Strip away the medical jargon, the art history references, and the horror elements, and the skeleton of Clinical Trial is shockingly simple. It is, at its core, a story about a repressed, touch-starved man—burdened with religious trauma, OCD and too much muscle (gym routine btw) — who kills a predator to protect the only person who ever made him feel human. It sounds like a cliché, perhaps a dark twist on "Beauty and the Beast." But this simplicity is exactly made the game so lethal. homie took this simple skeleton and filled it with such granular, painful details, until it became a story about our own unfulfilled needs. Many saw the blood, the perversion, the control. But I saw the loneliness. Perhaps that is the most beautiful and tragic thing about it. It’s extreme, it’s twisted, yet for anyone who has ever felt bone-chilling cold in the dead of night, it is breathtakingly beautiful.

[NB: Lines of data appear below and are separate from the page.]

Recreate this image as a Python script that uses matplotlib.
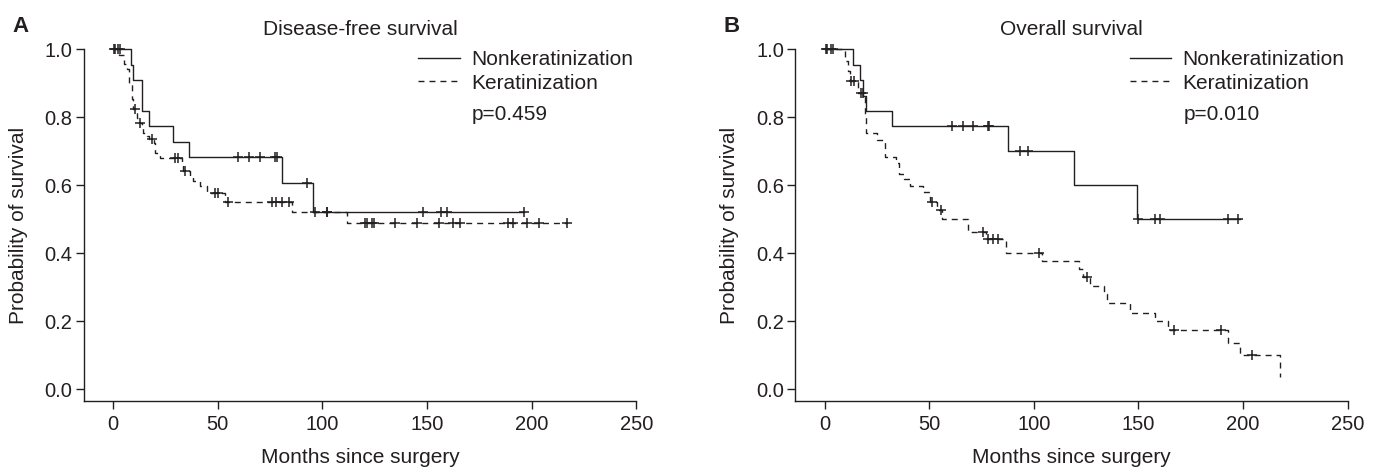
import numpy as np
import matplotlib
matplotlib.use('Agg')
import matplotlib.pyplot as plt
from matplotlib.lines import Line2D

plt.rcParams['font.family'] = ['Liberation Sans', 'DejaVu Sans']

INK = '#231f20'
DASH = (0, (4.3, 3.6))

# A: disease-free survival, nonkeratinization (event times / survival after each step)
dfs_non_t = [0, 8.8, 9.7, 13.7, 17.4, 28.5, 36.5, 80.6, 95.4]
dfs_non_s = [1.0, 0.955, 0.909, 0.818, 0.773, 0.727, 0.682, 0.606, 0.52]
dfs_non_cens = [0.5, 3.5, 59.9, 65.1, 70.2, 77.4, 78.3, 92.8, 148.3, 156.7, 159.7, 196.4]
dfs_non_end = 196.4

# A: disease-free survival, keratinization
dfs_ker_t = [0, 3.0, 5.0, 6.8, 7.8, 8.9, 9.7, 11.3, 12.6, 13.7, 14.5, 16.1, 17.0,
             19.5, 20.1, 22.5, 32.8, 33.5, 36.8, 38.0, 41.6, 44.8, 53.5, 85.7, 112.0]
dfs_ker_s = [1.0, 0.983, 0.956, 0.941, 0.902, 0.853, 0.824, 0.799, 0.784, 0.770, 0.755, 0.745, 0.735,
             0.725, 0.696, 0.681, 0.667, 0.642, 0.623, 0.613, 0.598, 0.578, 0.552, 0.522, 0.488]
dfs_ker_cens = [1.0, 2.5, 10.5, 12.9, 18.5, 29.6, 31.2, 34.4, 48.7, 50.3, 55.1, 75.8, 77.9, 80.6, 84.2,
                96.5, 102.1, 102.4, 120.4, 121.2, 123.6, 124.8, 134.7, 145.1, 155.9, 162.6, 165.9,
                188.9, 191.3, 197.7, 203.7, 217.0]
dfs_ker_end = 217.0

# B: overall survival, nonkeratinization
os_non_t = [0, 13.5, 17.0, 18.2, 19.7, 32.4, 87.8, 119.0, 149.5]
os_non_s = [1.0, 0.955, 0.909, 0.864, 0.818, 0.773, 0.700, 0.600, 0.500]
os_non_cens = [1.0, 4.2, 60.8, 66.0, 71.1, 78.3, 78.7, 93.4, 97.1, 149.7, 157.9, 160.3, 192.9, 197.7]
os_non_end = 198.5

# B: overall survival, keratinization
os_ker_t = [0, 9.8, 11.4, 12.0, 16.0, 19.2, 19.5, 19.9, 25.0, 29.0, 34.3, 35.5, 38.0, 40.9,
            47.2, 50.4, 53.8, 56.3, 68.4, 77.0, 86.5, 103.8, 121.7, 123.5, 126.9, 133.5, 135.0,
            146.0, 157.9, 164.3, 192.6, 198.5, 217.6]
os_ker_s = [1.0, 0.966, 0.936, 0.907, 0.871, 0.84, 0.81, 0.755, 0.734, 0.684, 0.666, 0.632, 0.618, 0.598,
            0.579, 0.551, 0.527, 0.502, 0.464, 0.441, 0.400, 0.377, 0.353, 0.330, 0.304, 0.280, 0.253,
            0.225, 0.201, 0.174, 0.137, 0.100, 0.037]
os_ker_cens = [0.5, 3.0, 12.6, 14.0, 17.3, 18.3, 51.5, 55.5, 75.5, 78.0, 80.4, 83.0, 102.6,
               125.3, 167.0, 189.3, 204.1]
os_ker_end = 217.6

xticks = [0, 50, 100, 150, 200, 250]
yticks = [0.0, 0.2, 0.4, 0.6, 0.8, 1.0]
group_labels = ['Nonkeratinization', 'Keratinization']


def km_curve(ax, t, s, cens, end, ls):
    tt = list(t) + [end]
    ss = list(s) + [s[-1]]
    ax.step(tt, ss, where='post', color=INK, lw=1.0, ls=ls, clip_on=False)
    idx = np.searchsorted(t, cens, side='right') - 1
    ax.plot(cens, np.array(s)[idx], ls='none', marker='+', ms=7, mew=1.1,
            color=INK, clip_on=False)


def setup(ax, title, letter, pval):
    ax.set_xlim(-13.9, 250)
    ax.set_ylim(-0.0344, 1.0)
    for side in ['top', 'right']:
        ax.spines[side].set_visible(False)
    for side in ['left', 'bottom']:
        ax.spines[side].set_color(INK)
        ax.spines[side].set_linewidth(1.0)
    ax.set_xticks(xticks)
    ax.set_yticks(yticks)
    ax.set_yticklabels(['%.1f' % v for v in yticks])
    ax.tick_params(direction='out', length=5.8, width=1.0, color=INK,
                   labelcolor=INK, labelsize=14.5)
    ax.tick_params(axis='y', pad=2.5)
    ax.tick_params(axis='x', pad=4.5)
    ax.set_xlabel('Months since surgery', fontsize=15, color=INK, labelpad=10)
    ax.set_ylabel('Probability of survival', fontsize=15, color=INK, labelpad=12)
    ax.set_title(title, fontsize=15, color=INK, pad=10)
    ax.text(-0.130, 1.065, letter, transform=ax.transAxes, fontsize=16,
            fontweight='bold', color=INK, va='center', ha='left')
    handles = [Line2D([], [], color=INK, lw=1.0),
               Line2D([], [], color=INK, lw=1.0, ls=DASH)]
    ax.legend(handles, group_labels, loc='upper left', bbox_to_anchor=(0.605, 0.998),
              frameon=False, fontsize=15, handlelength=2.0, handletextpad=0.55,
              labelspacing=0.22, borderpad=0, borderaxespad=0, labelcolor=INK)
    ax.text(0.7025, 0.815, pval, transform=ax.transAxes, fontsize=15,
            color=INK, va='center', ha='left')


fig = plt.figure(figsize=(13.81, 4.72), dpi=100)
axA = fig.add_axes([0.0608, 0.1504, 0.3999, 0.7452])
axB = fig.add_axes([0.5760, 0.1504, 0.3999, 0.7452])

km_curve(axA, dfs_non_t, dfs_non_s, dfs_non_cens, dfs_non_end, '-')
km_curve(axA, dfs_ker_t, dfs_ker_s, dfs_ker_cens, dfs_ker_end, DASH)
setup(axA, 'Disease-free survival', 'A', 'p=0.459')

km_curve(axB, os_non_t, os_non_s, os_non_cens, os_non_end, '-')
km_curve(axB, os_ker_t, os_ker_s, os_ker_cens, os_ker_end, DASH)
setup(axB, 'Overall survival', 'B', 'p=0.010')

fig.savefig('out.png', dpi=100)
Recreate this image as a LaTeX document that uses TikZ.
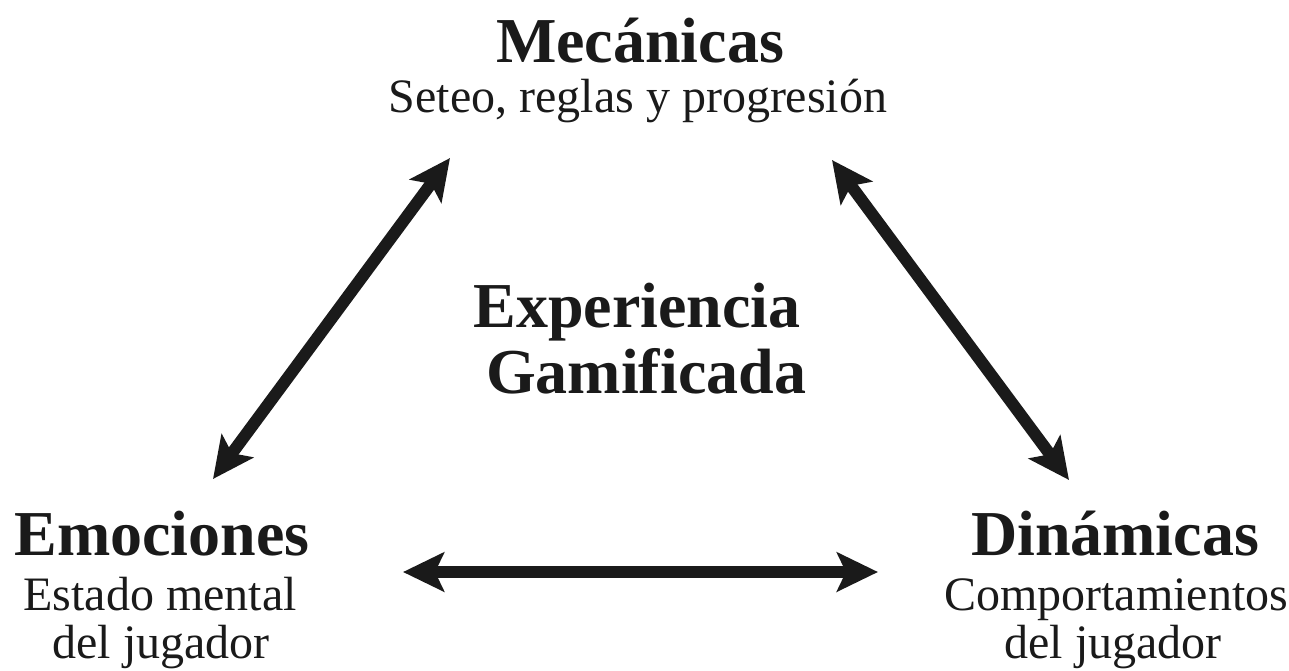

It forces us to look at the parts of ourselves we’ve spent a lifetime trying to hide: the part that is tired of "being strong," and the part that would gladly embrace a monster if it meant never being invisible again. I could never forget that faint, blood-stained warmth. It is the cruelest, yet most tender hallucination the author left for every lonely soul out there.
To me, homie is the ultimate Vigilante. He couldn't fight his bullies in the physical world, so he fought them with his art. He built a world where the broken are protected. To create is to take revenge on a world that wants you silent. They didn't just make a game; they broadcasted a frequency that only the fellow lonely can hear. And I heard it, loud and clear.